Set down each line of the data below exactly as it stands, dropping the pictures.

§ **DATA PROVIDED**
*-*-*
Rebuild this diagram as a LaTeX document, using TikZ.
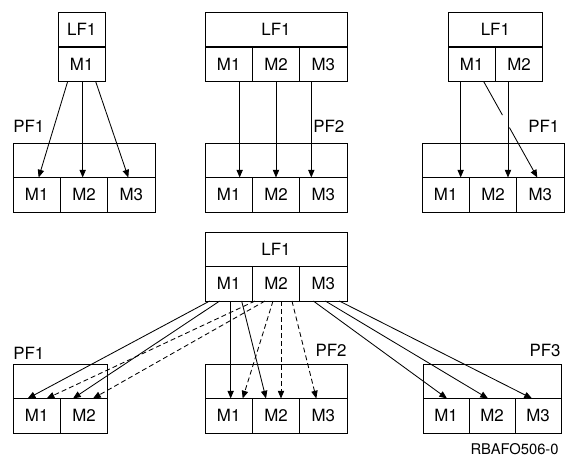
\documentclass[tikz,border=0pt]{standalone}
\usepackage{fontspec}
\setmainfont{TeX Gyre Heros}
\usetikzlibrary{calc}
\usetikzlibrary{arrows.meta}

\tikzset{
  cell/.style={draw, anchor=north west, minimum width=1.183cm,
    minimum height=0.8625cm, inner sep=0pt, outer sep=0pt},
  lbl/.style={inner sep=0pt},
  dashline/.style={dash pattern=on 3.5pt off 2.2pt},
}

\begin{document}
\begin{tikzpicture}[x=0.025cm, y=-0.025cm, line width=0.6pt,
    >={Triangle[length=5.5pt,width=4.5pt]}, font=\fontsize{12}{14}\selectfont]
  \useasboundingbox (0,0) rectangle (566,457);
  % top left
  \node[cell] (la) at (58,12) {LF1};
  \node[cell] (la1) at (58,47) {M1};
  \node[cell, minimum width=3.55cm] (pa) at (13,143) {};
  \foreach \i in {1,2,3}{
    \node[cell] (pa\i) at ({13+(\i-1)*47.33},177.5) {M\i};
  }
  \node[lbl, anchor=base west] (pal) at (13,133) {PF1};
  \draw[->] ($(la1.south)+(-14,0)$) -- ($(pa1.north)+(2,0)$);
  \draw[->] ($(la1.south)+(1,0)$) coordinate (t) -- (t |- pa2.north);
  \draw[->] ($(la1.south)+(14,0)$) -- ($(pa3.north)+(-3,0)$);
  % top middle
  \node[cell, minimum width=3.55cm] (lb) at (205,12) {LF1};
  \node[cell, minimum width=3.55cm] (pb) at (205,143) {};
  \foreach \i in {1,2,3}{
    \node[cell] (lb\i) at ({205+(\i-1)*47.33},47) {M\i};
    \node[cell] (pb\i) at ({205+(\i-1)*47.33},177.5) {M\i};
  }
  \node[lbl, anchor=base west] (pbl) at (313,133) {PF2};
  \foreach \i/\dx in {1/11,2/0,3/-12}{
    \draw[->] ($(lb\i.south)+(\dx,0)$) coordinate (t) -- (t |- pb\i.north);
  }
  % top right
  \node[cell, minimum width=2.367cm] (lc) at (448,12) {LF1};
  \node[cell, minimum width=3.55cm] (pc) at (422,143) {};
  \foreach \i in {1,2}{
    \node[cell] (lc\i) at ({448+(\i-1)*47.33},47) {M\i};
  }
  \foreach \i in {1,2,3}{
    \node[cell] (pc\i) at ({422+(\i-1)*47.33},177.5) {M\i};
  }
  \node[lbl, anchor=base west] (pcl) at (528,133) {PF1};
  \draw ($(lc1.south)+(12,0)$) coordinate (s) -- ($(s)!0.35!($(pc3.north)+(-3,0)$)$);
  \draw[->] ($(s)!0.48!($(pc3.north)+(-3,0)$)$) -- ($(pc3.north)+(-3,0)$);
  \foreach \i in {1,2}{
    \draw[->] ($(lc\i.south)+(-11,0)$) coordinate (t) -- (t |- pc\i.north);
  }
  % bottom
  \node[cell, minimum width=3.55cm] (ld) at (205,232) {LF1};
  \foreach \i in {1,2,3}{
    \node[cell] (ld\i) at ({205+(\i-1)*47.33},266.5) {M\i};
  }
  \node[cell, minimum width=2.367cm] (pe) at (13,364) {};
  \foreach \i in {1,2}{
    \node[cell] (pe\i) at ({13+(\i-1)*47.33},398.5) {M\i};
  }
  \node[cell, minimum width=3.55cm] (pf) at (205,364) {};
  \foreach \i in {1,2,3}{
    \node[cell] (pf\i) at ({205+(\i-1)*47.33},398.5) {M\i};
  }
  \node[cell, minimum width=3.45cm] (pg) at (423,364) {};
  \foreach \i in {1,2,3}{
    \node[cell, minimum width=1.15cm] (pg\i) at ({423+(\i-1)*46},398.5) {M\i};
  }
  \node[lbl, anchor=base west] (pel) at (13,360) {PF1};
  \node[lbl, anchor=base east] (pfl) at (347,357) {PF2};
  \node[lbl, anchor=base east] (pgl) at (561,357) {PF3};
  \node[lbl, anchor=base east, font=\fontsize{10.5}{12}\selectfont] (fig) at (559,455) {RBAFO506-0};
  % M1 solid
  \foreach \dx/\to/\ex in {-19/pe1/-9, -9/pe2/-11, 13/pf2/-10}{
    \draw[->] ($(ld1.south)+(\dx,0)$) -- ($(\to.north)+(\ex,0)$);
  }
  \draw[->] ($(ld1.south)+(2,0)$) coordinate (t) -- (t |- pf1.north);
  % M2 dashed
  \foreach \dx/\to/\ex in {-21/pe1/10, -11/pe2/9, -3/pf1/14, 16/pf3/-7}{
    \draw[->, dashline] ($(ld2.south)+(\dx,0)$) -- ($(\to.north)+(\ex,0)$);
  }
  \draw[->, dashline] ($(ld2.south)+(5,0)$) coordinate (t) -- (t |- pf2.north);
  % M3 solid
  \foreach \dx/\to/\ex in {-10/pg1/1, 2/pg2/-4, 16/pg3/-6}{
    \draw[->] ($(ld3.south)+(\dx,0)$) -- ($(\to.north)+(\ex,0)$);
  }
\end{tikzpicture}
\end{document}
*-*-*
§ **FINISHED EXERCISE**
Rebuild this diagram as a LaTeX document, using TikZ.
\documentclass[tikz,border=0pt]{standalone}
\usepackage{fontspec}
\setmainfont{TeX Gyre Heros}
\usetikzlibrary{calc}
\usetikzlibrary{arrows.meta}

\tikzset{
  cell/.style={draw, anchor=north west, minimum width=1.183cm,
    minimum height=0.8625cm, inner sep=0pt, outer sep=0pt},
  lbl/.style={inner sep=0pt},
  dashline/.style={dash pattern=on 3.5pt off 2.2pt},
}

\begin{document}
\begin{tikzpicture}[x=0.025cm, y=-0.025cm, line width=0.6pt,
    >={Triangle[length=5.5pt,width=4.5pt]}, font=\fontsize{12}{14}\selectfont]
  \useasboundingbox (0,0) rectangle (566,457);
  % top left
  \node[cell] (la) at (58,12) {LF1};
  \node[cell] (la1) at (58,47) {M1};
  \node[cell, minimum width=3.55cm] (pa) at (13,143) {};
  \foreach \i in {1,2,3}{
    \node[cell] (pa\i) at ({13+(\i-1)*47.33},177.5) {M\i};
  }
  \node[lbl, anchor=base west] (pal) at (13,133) {PF1};
  \draw[->] ($(la1.south)+(-14,0)$) -- ($(pa1.north)+(2,0)$);
  \draw[->] ($(la1.south)+(1,0)$) coordinate (t) -- (t |- pa2.north);
  \draw[->] ($(la1.south)+(14,0)$) -- ($(pa3.north)+(-3,0)$);
  % top middle
  \node[cell, minimum width=3.55cm] (lb) at (205,12) {LF1};
  \node[cell, minimum width=3.55cm] (pb) at (205,143) {};
  \foreach \i in {1,2,3}{
    \node[cell] (lb\i) at ({205+(\i-1)*47.33},47) {M\i};
    \node[cell] (pb\i) at ({205+(\i-1)*47.33},177.5) {M\i};
  }
  \node[lbl, anchor=base west] (pbl) at (313,133) {PF2};
  \foreach \i/\dx in {1/11,2/0,3/-12}{
    \draw[->] ($(lb\i.south)+(\dx,0)$) coordinate (t) -- (t |- pb\i.north);
  }
  % top right
  \node[cell, minimum width=2.367cm] (lc) at (448,12) {LF1};
  \node[cell, minimum width=3.55cm] (pc) at (422,143) {};
  \foreach \i in {1,2}{
    \node[cell] (lc\i) at ({448+(\i-1)*47.33},47) {M\i};
  }
  \foreach \i in {1,2,3}{
    \node[cell] (pc\i) at ({422+(\i-1)*47.33},177.5) {M\i};
  }
  \node[lbl, anchor=base west] (pcl) at (528,133) {PF1};
  \draw ($(lc1.south)+(12,0)$) coordinate (s) -- ($(s)!0.35!($(pc3.north)+(-3,0)$)$);
  \draw[->] ($(s)!0.48!($(pc3.north)+(-3,0)$)$) -- ($(pc3.north)+(-3,0)$);
  \foreach \i in {1,2}{
    \draw[->] ($(lc\i.south)+(-11,0)$) coordinate (t) -- (t |- pc\i.north);
  }
  % bottom
  \node[cell, minimum width=3.55cm] (ld) at (205,232) {LF1};
  \foreach \i in {1,2,3}{
    \node[cell] (ld\i) at ({205+(\i-1)*47.33},266.5) {M\i};
  }
  \node[cell, minimum width=2.367cm] (pe) at (13,364) {};
  \foreach \i in {1,2}{
    \node[cell] (pe\i) at ({13+(\i-1)*47.33},398.5) {M\i};
  }
  \node[cell, minimum width=3.55cm] (pf) at (205,364) {};
  \foreach \i in {1,2,3}{
    \node[cell] (pf\i) at ({205+(\i-1)*47.33},398.5) {M\i};
  }
  \node[cell, minimum width=3.45cm] (pg) at (423,364) {};
  \foreach \i in {1,2,3}{
    \node[cell, minimum width=1.15cm] (pg\i) at ({423+(\i-1)*46},398.5) {M\i};
  }
  \node[lbl, anchor=base west] (pel) at (13,360) {PF1};
  \node[lbl, anchor=base east] (pfl) at (347,357) {PF2};
  \node[lbl, anchor=base east] (pgl) at (561,357) {PF3};
  \node[lbl, anchor=base east, font=\fontsize{10.5}{12}\selectfont] (fig) at (559,455) {RBAFO506-0};
  % M1 solid
  \foreach \dx/\to/\ex in {-19/pe1/-9, -9/pe2/-11, 13/pf2/-10}{
    \draw[->] ($(ld1.south)+(\dx,0)$) -- ($(\to.north)+(\ex,0)$);
  }
  \draw[->] ($(ld1.south)+(2,0)$) coordinate (t) -- (t |- pf1.north);
  % M2 dashed
  \foreach \dx/\to/\ex in {-21/pe1/10, -11/pe2/9, -3/pf1/14, 16/pf3/-7}{
    \draw[->, dashline] ($(ld2.south)+(\dx,0)$) -- ($(\to.north)+(\ex,0)$);
  }
  \draw[->, dashline] ($(ld2.south)+(5,0)$) coordinate (t) -- (t |- pf2.north);
  % M3 solid
  \foreach \dx/\to/\ex in {-10/pg1/1, 2/pg2/-4, 16/pg3/-6}{
    \draw[->] ($(ld3.south)+(\dx,0)$) -- ($(\to.north)+(\ex,0)$);
  }
\end{tikzpicture}
\end{document}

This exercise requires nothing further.